> [Aim of the task]: Both boundary lines count: repeat, exactly and alone, the lines from the one containing "Write a LaTeX" to the one containing "(0,0) rectangle (763,435);", with pictures left out.

[Charts and diagrams as code]
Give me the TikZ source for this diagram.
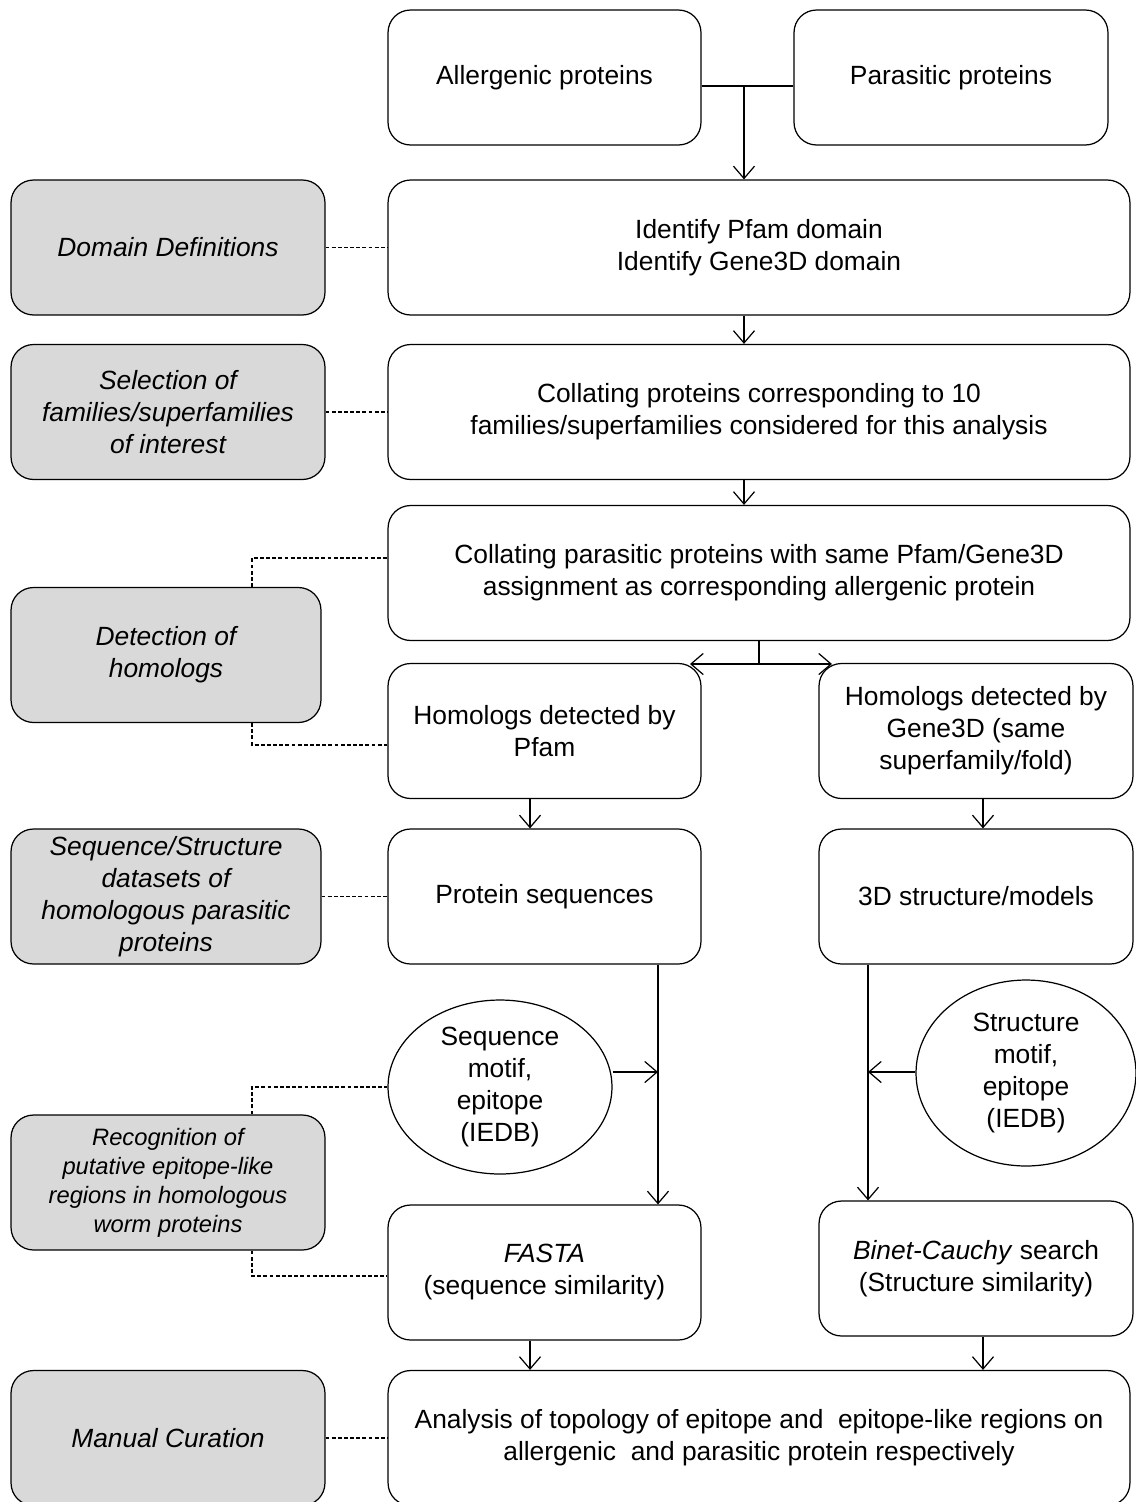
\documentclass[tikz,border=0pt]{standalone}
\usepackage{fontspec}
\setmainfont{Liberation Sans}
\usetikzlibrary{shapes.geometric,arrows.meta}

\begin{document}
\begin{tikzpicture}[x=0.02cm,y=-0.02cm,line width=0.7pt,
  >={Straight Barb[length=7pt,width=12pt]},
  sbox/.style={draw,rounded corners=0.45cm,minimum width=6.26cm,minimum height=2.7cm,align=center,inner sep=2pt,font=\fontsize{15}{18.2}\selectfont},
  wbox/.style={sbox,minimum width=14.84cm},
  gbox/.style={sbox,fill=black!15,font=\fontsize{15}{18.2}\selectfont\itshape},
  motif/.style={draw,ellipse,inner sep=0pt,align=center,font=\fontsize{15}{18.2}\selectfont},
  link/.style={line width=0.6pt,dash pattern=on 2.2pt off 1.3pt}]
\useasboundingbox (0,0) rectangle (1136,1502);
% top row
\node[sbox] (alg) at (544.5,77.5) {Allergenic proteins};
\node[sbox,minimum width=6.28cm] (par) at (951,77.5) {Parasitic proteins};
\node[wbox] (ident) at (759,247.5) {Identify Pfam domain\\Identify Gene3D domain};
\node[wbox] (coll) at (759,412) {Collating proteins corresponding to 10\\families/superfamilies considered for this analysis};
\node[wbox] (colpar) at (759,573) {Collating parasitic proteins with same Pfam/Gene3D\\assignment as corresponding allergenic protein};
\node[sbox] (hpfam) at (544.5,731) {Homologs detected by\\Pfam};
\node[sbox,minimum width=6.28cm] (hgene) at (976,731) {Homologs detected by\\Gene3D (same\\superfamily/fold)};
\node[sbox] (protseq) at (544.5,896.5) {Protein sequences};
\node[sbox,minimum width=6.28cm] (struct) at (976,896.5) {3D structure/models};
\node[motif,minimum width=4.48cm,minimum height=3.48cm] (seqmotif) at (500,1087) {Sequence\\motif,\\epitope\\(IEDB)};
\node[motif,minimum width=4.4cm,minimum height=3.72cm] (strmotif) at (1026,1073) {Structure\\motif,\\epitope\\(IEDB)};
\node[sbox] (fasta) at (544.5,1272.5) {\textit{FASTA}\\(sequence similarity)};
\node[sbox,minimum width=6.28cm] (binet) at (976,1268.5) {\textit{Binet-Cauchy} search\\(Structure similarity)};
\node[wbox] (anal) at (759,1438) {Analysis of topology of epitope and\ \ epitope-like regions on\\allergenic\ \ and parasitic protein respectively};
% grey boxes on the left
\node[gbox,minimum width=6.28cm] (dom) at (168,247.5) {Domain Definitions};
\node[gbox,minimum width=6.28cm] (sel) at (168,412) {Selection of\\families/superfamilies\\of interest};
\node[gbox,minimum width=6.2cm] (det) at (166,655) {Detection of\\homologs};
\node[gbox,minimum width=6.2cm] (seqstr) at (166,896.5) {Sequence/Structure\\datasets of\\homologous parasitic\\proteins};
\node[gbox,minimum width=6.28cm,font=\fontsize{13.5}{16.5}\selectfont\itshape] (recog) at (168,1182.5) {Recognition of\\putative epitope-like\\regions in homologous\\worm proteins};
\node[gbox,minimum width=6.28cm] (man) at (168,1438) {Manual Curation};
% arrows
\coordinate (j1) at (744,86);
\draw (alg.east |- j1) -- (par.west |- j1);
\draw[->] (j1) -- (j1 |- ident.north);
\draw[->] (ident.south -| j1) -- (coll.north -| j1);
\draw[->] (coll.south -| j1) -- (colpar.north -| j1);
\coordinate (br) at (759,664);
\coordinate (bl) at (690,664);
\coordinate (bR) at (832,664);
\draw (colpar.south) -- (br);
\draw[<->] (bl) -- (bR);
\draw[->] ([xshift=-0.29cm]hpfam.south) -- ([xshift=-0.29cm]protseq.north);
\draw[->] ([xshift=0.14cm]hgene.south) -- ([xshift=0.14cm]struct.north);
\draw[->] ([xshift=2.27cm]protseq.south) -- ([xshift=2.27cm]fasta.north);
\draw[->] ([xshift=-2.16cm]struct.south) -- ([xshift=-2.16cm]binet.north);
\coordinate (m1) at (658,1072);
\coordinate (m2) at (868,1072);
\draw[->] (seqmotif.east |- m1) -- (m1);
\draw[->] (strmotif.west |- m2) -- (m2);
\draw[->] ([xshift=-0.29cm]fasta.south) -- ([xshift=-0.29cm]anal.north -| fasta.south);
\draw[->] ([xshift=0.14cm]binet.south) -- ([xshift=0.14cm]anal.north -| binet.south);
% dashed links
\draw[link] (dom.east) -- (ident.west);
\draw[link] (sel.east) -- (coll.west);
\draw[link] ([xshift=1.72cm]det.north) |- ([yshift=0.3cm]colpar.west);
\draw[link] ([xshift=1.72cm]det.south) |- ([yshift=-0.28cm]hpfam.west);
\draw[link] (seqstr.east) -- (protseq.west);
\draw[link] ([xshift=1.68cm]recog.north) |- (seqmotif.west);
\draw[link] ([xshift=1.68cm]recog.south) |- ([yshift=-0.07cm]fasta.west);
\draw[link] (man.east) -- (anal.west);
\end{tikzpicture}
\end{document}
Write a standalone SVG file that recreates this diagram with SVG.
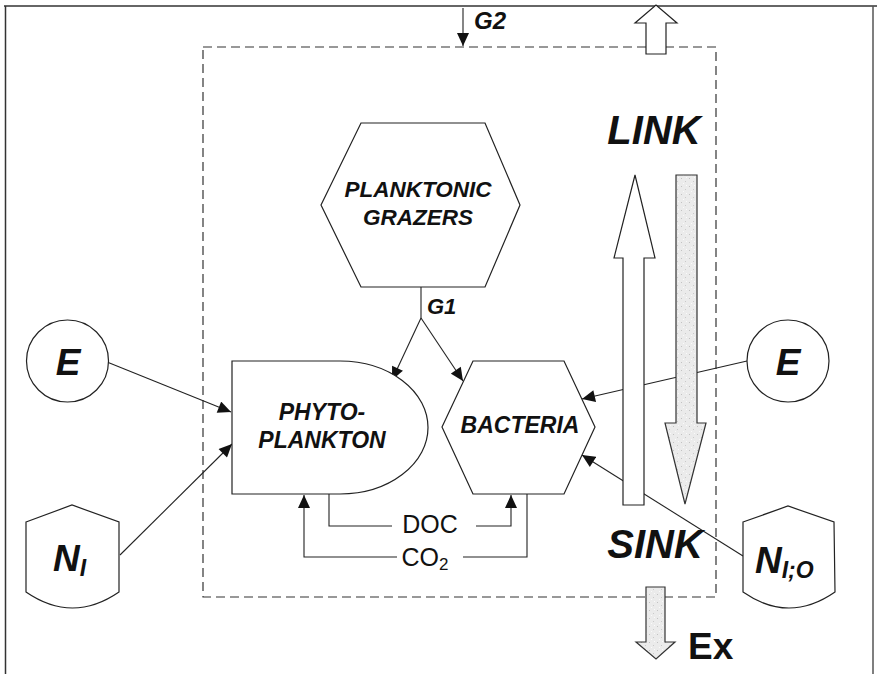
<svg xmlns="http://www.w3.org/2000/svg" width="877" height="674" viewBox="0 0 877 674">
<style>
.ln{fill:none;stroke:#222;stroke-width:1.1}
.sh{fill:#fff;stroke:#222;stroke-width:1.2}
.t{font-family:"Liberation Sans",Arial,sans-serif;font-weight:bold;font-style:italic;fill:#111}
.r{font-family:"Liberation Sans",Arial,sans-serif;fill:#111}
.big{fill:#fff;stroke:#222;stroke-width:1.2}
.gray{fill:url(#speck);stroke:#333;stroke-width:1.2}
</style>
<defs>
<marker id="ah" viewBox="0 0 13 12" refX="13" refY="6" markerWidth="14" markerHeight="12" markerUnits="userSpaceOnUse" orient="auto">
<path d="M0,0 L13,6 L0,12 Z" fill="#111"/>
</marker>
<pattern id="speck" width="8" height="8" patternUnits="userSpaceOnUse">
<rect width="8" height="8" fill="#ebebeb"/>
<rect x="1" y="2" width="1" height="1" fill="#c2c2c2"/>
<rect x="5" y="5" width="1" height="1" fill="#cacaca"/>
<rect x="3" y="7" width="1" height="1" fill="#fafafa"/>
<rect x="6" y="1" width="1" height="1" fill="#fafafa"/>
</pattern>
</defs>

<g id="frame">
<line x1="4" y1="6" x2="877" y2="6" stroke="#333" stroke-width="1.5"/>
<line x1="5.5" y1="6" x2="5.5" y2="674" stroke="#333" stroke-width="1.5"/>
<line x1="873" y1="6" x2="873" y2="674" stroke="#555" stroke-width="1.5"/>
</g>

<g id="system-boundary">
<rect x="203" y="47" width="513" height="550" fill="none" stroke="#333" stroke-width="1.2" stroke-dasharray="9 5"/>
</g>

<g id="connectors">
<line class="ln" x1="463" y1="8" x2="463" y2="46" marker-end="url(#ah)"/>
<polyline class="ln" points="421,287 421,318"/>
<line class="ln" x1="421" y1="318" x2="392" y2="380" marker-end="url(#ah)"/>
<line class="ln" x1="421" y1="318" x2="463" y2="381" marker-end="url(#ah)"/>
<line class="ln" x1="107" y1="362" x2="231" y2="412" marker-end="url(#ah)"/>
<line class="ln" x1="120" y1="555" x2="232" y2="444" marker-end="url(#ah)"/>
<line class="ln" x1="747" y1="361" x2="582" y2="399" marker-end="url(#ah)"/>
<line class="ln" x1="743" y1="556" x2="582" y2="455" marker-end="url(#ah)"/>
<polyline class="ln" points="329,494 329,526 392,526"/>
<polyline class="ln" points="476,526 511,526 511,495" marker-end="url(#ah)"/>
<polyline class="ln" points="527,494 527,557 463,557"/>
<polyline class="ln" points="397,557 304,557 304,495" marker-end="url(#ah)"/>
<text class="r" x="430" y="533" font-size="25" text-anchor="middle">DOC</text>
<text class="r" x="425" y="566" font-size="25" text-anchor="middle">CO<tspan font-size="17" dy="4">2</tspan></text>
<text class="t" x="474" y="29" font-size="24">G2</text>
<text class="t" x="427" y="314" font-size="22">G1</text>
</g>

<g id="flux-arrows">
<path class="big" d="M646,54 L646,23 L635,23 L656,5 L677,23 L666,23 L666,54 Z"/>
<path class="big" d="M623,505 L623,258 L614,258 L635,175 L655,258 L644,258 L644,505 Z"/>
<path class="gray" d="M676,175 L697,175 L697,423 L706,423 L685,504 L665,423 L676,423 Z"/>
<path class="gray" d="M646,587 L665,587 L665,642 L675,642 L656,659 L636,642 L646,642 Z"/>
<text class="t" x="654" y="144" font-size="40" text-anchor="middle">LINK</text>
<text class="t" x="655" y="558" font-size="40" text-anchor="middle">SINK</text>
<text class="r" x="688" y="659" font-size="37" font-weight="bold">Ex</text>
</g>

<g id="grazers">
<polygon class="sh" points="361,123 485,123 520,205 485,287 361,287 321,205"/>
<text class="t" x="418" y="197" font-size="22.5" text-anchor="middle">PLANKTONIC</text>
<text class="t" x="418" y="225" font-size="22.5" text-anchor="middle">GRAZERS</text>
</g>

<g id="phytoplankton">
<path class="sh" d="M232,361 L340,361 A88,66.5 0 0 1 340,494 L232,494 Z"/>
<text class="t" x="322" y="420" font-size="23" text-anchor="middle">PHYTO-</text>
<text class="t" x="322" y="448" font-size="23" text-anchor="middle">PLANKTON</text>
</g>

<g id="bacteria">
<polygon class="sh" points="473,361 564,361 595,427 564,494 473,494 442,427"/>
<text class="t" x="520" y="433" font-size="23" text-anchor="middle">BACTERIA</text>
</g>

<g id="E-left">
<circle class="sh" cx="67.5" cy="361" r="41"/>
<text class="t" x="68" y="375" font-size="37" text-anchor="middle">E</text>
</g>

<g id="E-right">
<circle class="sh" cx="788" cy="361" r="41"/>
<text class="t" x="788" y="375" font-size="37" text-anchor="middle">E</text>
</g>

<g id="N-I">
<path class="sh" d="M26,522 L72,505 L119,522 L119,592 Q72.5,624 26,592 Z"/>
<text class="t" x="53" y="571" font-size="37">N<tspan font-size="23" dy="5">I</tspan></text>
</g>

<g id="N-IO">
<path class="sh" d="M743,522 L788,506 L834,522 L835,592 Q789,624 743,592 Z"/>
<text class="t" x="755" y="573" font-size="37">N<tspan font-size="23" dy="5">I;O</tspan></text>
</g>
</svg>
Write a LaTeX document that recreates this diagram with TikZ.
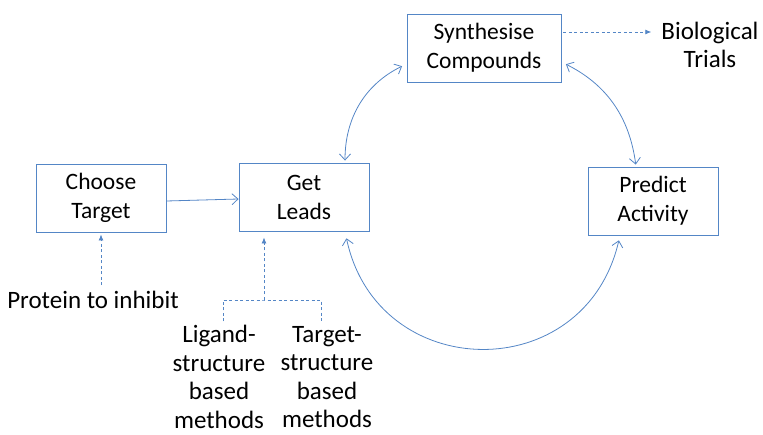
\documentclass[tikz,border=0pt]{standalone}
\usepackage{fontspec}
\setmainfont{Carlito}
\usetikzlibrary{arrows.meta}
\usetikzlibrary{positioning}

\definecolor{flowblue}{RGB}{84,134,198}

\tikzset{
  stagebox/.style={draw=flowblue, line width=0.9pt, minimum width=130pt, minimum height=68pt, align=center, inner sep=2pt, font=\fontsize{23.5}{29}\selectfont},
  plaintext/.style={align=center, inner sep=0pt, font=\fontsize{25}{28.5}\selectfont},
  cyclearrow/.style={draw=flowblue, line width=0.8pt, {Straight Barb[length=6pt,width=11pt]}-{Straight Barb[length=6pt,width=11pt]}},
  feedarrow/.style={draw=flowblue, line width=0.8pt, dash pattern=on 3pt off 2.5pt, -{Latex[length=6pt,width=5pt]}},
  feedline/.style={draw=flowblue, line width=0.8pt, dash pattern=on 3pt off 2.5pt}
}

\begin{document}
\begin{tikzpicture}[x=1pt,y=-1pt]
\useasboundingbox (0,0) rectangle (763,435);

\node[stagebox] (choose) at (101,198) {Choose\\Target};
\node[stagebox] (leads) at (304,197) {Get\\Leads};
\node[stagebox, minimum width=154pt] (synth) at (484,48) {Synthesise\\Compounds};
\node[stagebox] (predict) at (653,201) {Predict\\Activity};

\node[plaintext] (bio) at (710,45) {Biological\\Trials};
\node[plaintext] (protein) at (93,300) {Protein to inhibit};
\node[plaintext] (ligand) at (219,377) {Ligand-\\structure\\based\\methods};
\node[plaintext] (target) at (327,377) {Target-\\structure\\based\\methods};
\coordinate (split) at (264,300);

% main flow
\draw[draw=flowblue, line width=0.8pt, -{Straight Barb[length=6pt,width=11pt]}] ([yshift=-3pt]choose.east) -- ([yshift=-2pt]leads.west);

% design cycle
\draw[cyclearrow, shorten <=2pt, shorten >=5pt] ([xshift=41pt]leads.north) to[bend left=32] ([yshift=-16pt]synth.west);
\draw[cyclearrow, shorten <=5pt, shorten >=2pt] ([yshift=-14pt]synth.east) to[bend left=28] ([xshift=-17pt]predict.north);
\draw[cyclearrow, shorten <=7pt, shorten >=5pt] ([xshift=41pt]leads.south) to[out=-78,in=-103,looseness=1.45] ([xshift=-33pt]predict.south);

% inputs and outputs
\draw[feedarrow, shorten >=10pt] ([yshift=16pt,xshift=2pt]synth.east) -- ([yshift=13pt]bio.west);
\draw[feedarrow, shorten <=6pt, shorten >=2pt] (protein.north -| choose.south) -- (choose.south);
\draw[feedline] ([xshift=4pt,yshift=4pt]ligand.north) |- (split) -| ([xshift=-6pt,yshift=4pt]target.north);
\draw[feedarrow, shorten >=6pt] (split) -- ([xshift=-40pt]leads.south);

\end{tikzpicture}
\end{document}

> [Result of the task]:
Write a LaTeX document that recreates this diagram with TikZ.
\documentclass[tikz,border=0pt]{standalone}
\usepackage{fontspec}
\setmainfont{Carlito}
\usetikzlibrary{arrows.meta}
\usetikzlibrary{positioning}

\definecolor{flowblue}{RGB}{84,134,198}

\tikzset{
  stagebox/.style={draw=flowblue, line width=0.9pt, minimum width=130pt, minimum height=68pt, align=center, inner sep=2pt, font=\fontsize{23.5}{29}\selectfont},
  plaintext/.style={align=center, inner sep=0pt, font=\fontsize{25}{28.5}\selectfont},
  cyclearrow/.style={draw=flowblue, line width=0.8pt, {Straight Barb[length=6pt,width=11pt]}-{Straight Barb[length=6pt,width=11pt]}},
  feedarrow/.style={draw=flowblue, line width=0.8pt, dash pattern=on 3pt off 2.5pt, -{Latex[length=6pt,width=5pt]}},
  feedline/.style={draw=flowblue, line width=0.8pt, dash pattern=on 3pt off 2.5pt}
}

\begin{document}
\begin{tikzpicture}[x=1pt,y=-1pt]
\useasboundingbox (0,0) rectangle (763,435);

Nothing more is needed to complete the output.